Quando a Milano si progettava

Cos’è l’architettura? Cosa significa «progettare»? Un dialogo a distanza tra Vittorio Gregotti e Umberto Eco sul senso del costruire

Il volume Il territorio dell’architettura di Vittorio Gregotti (Feltrinelli, pagg. 190, euro 11), scritto 40 anni fa, oggi ripresentato con un’introduzione ad hoc di Umberto Eco, riflette più che mai la tematica dell’architettura specifica legata al territorio.
«Non si può rivoluzionare la società per mezzo dell’architettura. Però potremmo comunque risolvere quest’ultima. Questo è il nostro compito come architetti». Con queste parole Vittorio Gregotti cercò di spiegare che cosa fosse la «cosa» in cui si incarna l’architettura e come il progettare si inserisse in quel discorso che riguarda il sociale, la comunità il nostro modo di essere.
Il volume rimane di interesse assoluto perché negli anni Sessanta si cercava, anche ingenuamente con grande fervore intellettuale, di trovare una risposta alla modernità, a come le città si dovessero evolvere in un’Italia che passava improvvisamente dalla società agricola a quella industriale. Non è un caso che il testo, quarant’anni dopo il problema, rimane sul tappeto, posto esattamente come lo fu nel 1966, e che uno studioso del calibro del professor Vittorio Gregotti, docente di progettazione architettonica prima a Milano, poi a Palermo e infine a Venezia, ex direttore di Casabella e di Edilizia Moderna e noto architetto di fama internazionale, abbia recuperato quel suo testo.
Nel volume, come sottolinea nella prefazione Umberto Eco, «Gregotti cerca disperatamente di resistere ai bilanci e spera di riuscire a vivere abbastanza a lungo per fare esperienze nuove e diverse, capaci di dare un senso più preciso alle cose e ai sentimenti (persino quelli legati all’abitare)»: un filosofia condivisa con il noto scrittore e semiologo.

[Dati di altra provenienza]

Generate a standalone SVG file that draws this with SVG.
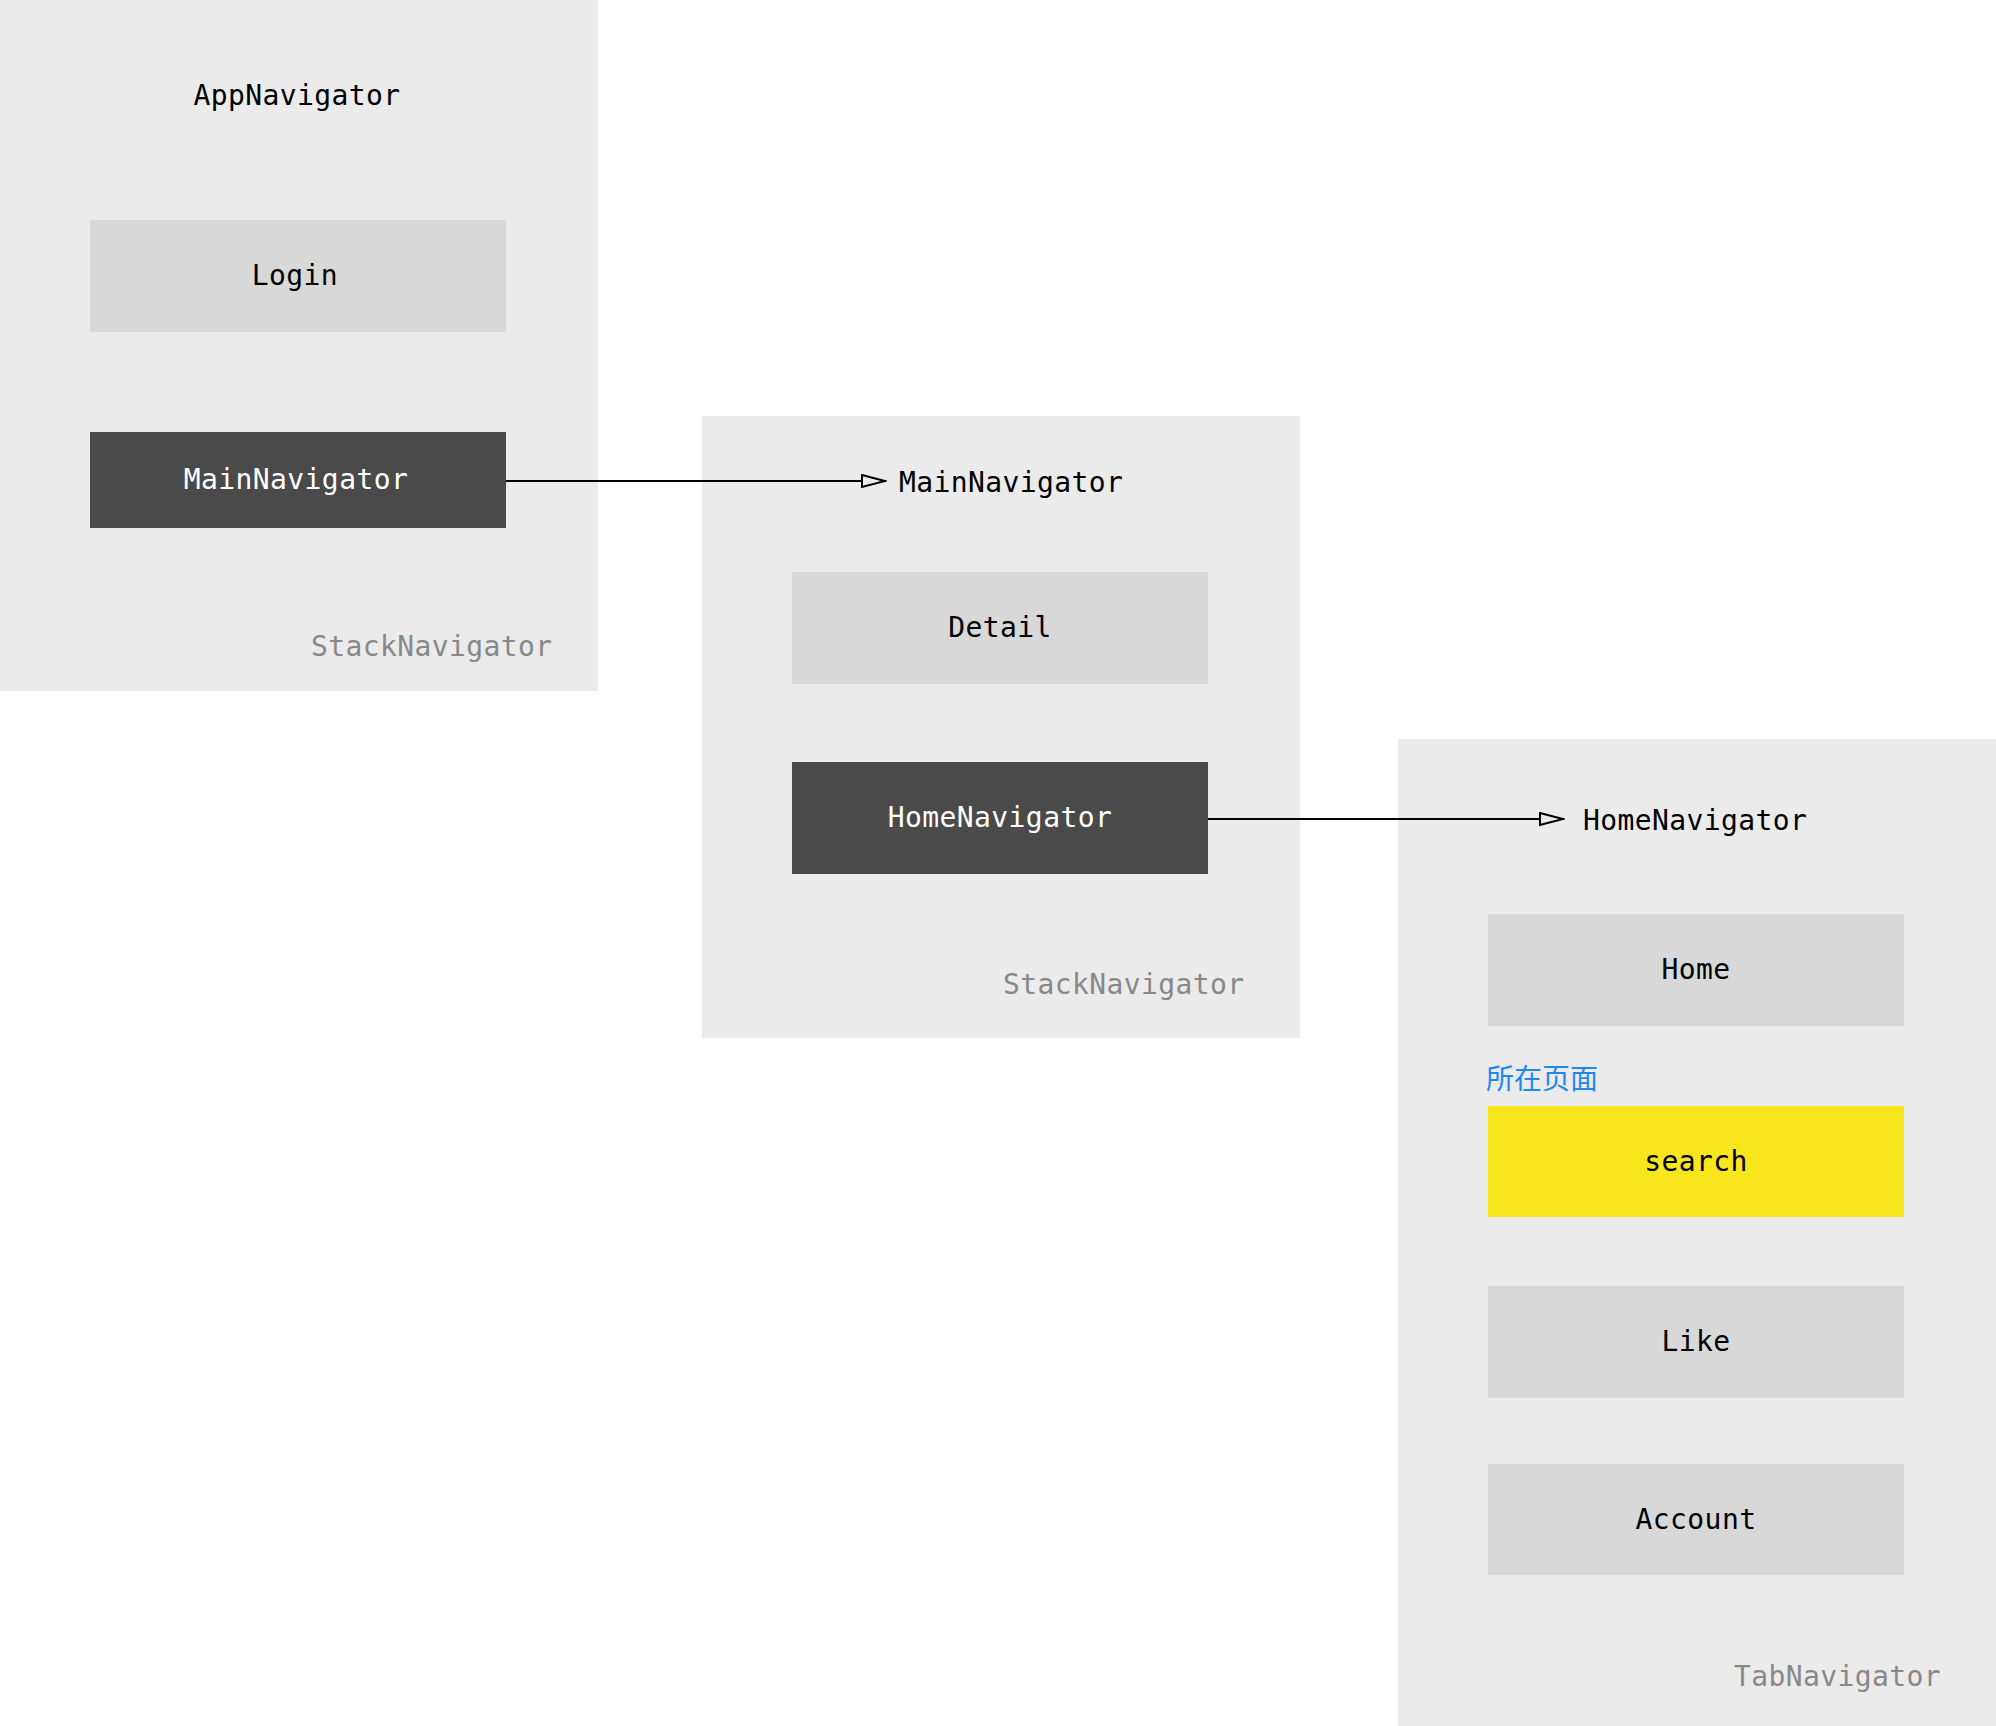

Al di là della testimonianza storica il senso del testo di Gregotti va ricercato nelle sue opere, nei suoi lavori di architettura di questi quarant’anni, «con tutte le loro positive ambiguità e con i piccolissimi frammenti di verità che da esse, talvolta, emergono».
Un testamento che non lascia dubbi su ciò che è stato il dibattito culturale italiano degli anni Sessanta, i riferimenti al battito strutturalista in corso allora in Francia e l’aggiornamento di certi problemi «di moda». Il sogno leonardesco dell’architetto degli anni Cinquanta e l’atmosfera interdisciplinare e critica della nuova avanguardia.

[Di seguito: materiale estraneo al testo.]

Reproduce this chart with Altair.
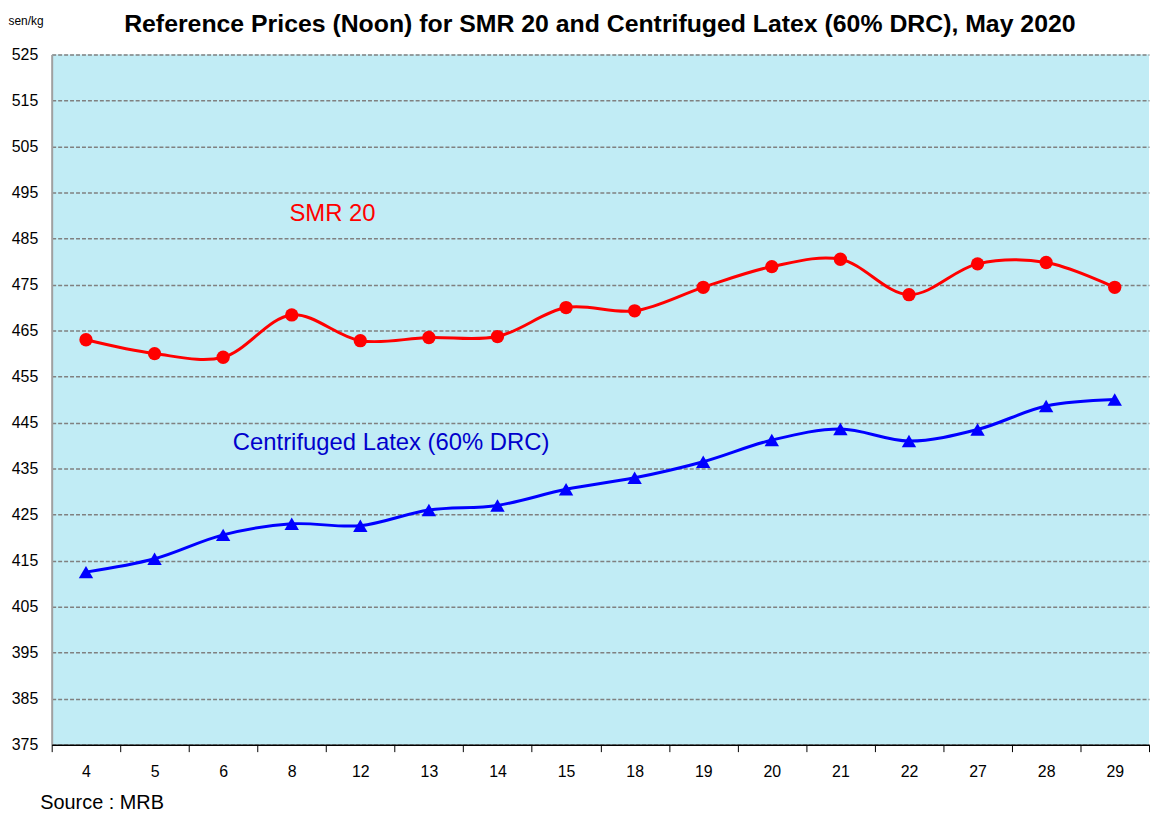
import altair as alt
import pandas as pd

days = ["4", "5", "6", "8", "12", "13", "14", "15", "18", "19", "20", "21", "22", "27", "28", "29"]
smr20 = [463.0, 460.0, 459.2, 468.4, 462.8, 463.5, 463.7, 470.0, 469.3, 474.4, 478.9, 480.5, 472.8, 479.5, 479.8, 474.4]
latex = [412.5, 415.4, 420.6, 423.0, 422.6, 426.0, 427.0, 430.5, 433.0, 436.5, 441.2, 443.6, 441.0, 443.5, 448.6, 450.0]
y_ticks = list(range(375, 526, 10))

title_text = ["Reference Prices (Noon) for SMR 20 and Centrifuged Latex (60% DRC), May 2020"]
FONT = "Liberation Sans"

smr_df = pd.DataFrame({"day": days, "price": smr20})
lat_df = pd.DataFrame({"day": days, "price": latex})
ann_smr = pd.DataFrame({"day": ["8"], "price": [490.3], "label": ["SMR 20"]})
ann_lat = pd.DataFrame({"day": ["12"], "price": [440.6], "label": ["Centrifuged Latex (60% DRC)"]})
title_df = pd.DataFrame({"label": title_text})

x_enc = alt.X(
    "day:N",
    sort=days,
    scale=alt.Scale(type="band", paddingInner=0, paddingOuter=0),
    axis=alt.Axis(
        title="Source : MRB",
        titleFont=FONT,
        titleFontSize=20,
        titleFontWeight="normal",
        titleColor="#000000",
        titleX=-12,
        titleY=58,
        titleAlign="left",
        titleBaseline="middle",
        labelAngle=0,
        labelFont=FONT,
        labelFontSize=16,
        labelColor="#000000",
        labelPadding=12,
        tickBand="extent",
        tickSize=7,
        tickColor="#000000",
        domainColor="#000000",
        domainWidth=1.5,
        grid=False,
        zindex=2,
    ),
)

y_enc = alt.Y(
    "price:Q",
    scale=alt.Scale(domain=[375, 525], nice=False, zero=False),
    axis=alt.Axis(
        values=y_ticks,
        title="sen/kg",
        titleFont=FONT,
        titleFontSize=12,
        titleFontWeight="normal",
        titleColor="#000000",
        titleAngle=0,
        titleX=-44,
        titleY=-34,
        titleAlign="left",
        titleBaseline="middle",
        labelFont=FONT,
        labelFontSize=16,
        labelColor="#000000",
        labelPadding=14,
        ticks=False,
        domainColor="#a0a0a0",
        domainWidth=2,
        grid=True,
        gridColor="#808080",
        gridDash=[4, 2],
        gridWidth=1.5,
    ),
)

x_plain = alt.X("day:N", sort=days)

smr_line = alt.Chart(smr_df).mark_line(
    color="#FF0000", strokeWidth=3, interpolate="catmull-rom"
).encode(x=x_enc, y=y_enc)
smr_pts = alt.Chart(smr_df).mark_point(
    shape="circle", filled=True, color="#FF0000", size=180, opacity=1
).encode(x=x_plain, y="price:Q")

lat_line = alt.Chart(lat_df).mark_line(
    color="#0000FF", strokeWidth=3, interpolate="catmull-rom"
).encode(x=x_plain, y="price:Q")
lat_pts = alt.Chart(lat_df).mark_point(
    shape="triangle-up", filled=True, color="#0000FF", size=210, opacity=1
).encode(x=x_plain, y="price:Q")

smr_txt = alt.Chart(ann_smr).mark_text(
    font=FONT, fontSize=24, color="#FF0000", dx=41, align="center", baseline="middle"
).encode(x=x_plain, y="price:Q", text="label:N")
lat_txt = alt.Chart(ann_lat).mark_text(
    font=FONT, fontSize=24, color="#0000CC", dx=31, align="center", baseline="middle"
).encode(x=x_plain, y="price:Q", text="label:N")

title_txt = alt.Chart(title_df).mark_text(
    font=FONT, fontSize=25, fontWeight="bold", color="#000000",
    align="center", baseline="middle", clip=False
).encode(x=alt.value(552), y=alt.value(-31), text="label:N")

chart = alt.layer(smr_line, smr_pts, lat_line, lat_pts, smr_txt, lat_txt, title_txt).properties(
    width=1105,
    height=695,
    autosize=alt.AutoSizeParams(type="none"),
    padding={"left": 44, "top": 44, "right": 2, "bottom": 72},
).configure_view(fill="#C1ECF5", strokeWidth=0)

chart.save("out.html", embed_options={"renderer": "svg", "actions": False})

Gregotti ha saputo cercare i punti di congiunzione che esistono sia sul piano dell’architettura, sia su quello dell’urbanistica; tanto su quello del disegnatore industriale, quanto su quello grafico, pubblicitario ed editoriale.

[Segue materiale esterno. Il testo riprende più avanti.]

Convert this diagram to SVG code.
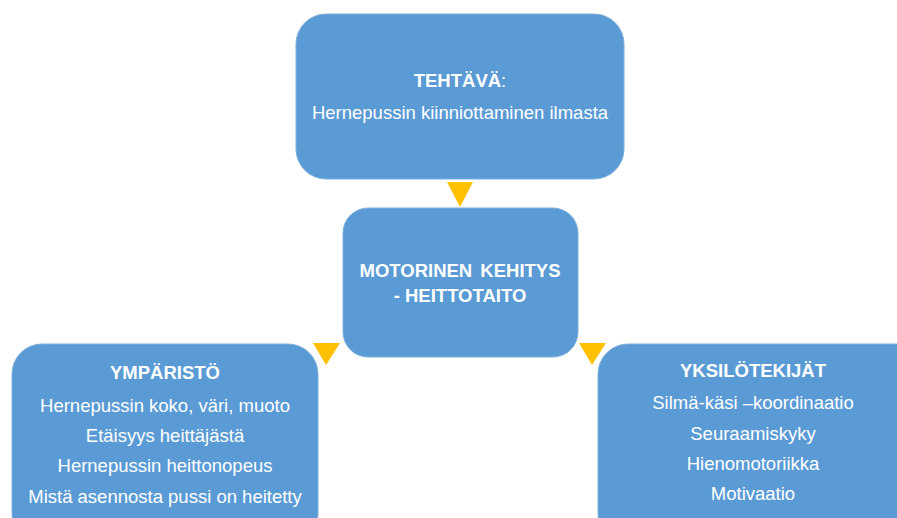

Nel libro Gregotti spiega perché il problema architettonico si inserisca tanto nettamente in quello del territorio della città, del paesaggio, del tessuto regionale. L’architettura degli anni Cinquanta non si poneva il problema della città, ma il suo volume già allora si poneva la questione dei confini disciplinari. Restano i tentativi di comunicazione globale degli anni Sessanta.
Erano i tempi in cui Umberto Eco e Vittorio Gregotti collaboravano strettamente alla Triennale di Milano per un’esposizione di arti applicate. Erano gli anni d’oro del design industriale italiano che, dalle automobili fino alle macchine da scrivere, ai portaceneri o alle posate, «dal cucchiaio alla città», l’Italia si imponeva nel mondo e lanciava i suoi prodotti come opere d’arte culminate nei musei di New York.
A chiamare in causa le nuove utopie erano gli architetti riuniti intorno alla Triennale, come il Gruppo 63: Lucio Del Pezzo mostrava su grandi quadri testi di Antonio Gramsci, Enrico Baj faceva da contrappunto con robot fatiscenti; non mancavano riflessioni sul gioco di Shiller. L’architettura rappresentava un modo di costruire un senso.

Scrittori, romanzieri, poeti e artisti come Fontana facevano studi che andavano di pari passo con il paesaggio e l’edificio. Lo scopo, ieri come oggi, è affrontare questa grammatica del tessuto urbano interconnesso al linguaggio sociale e a quello delle scienze: nozioni necessarie per una lingua da comunicare, l’architettura.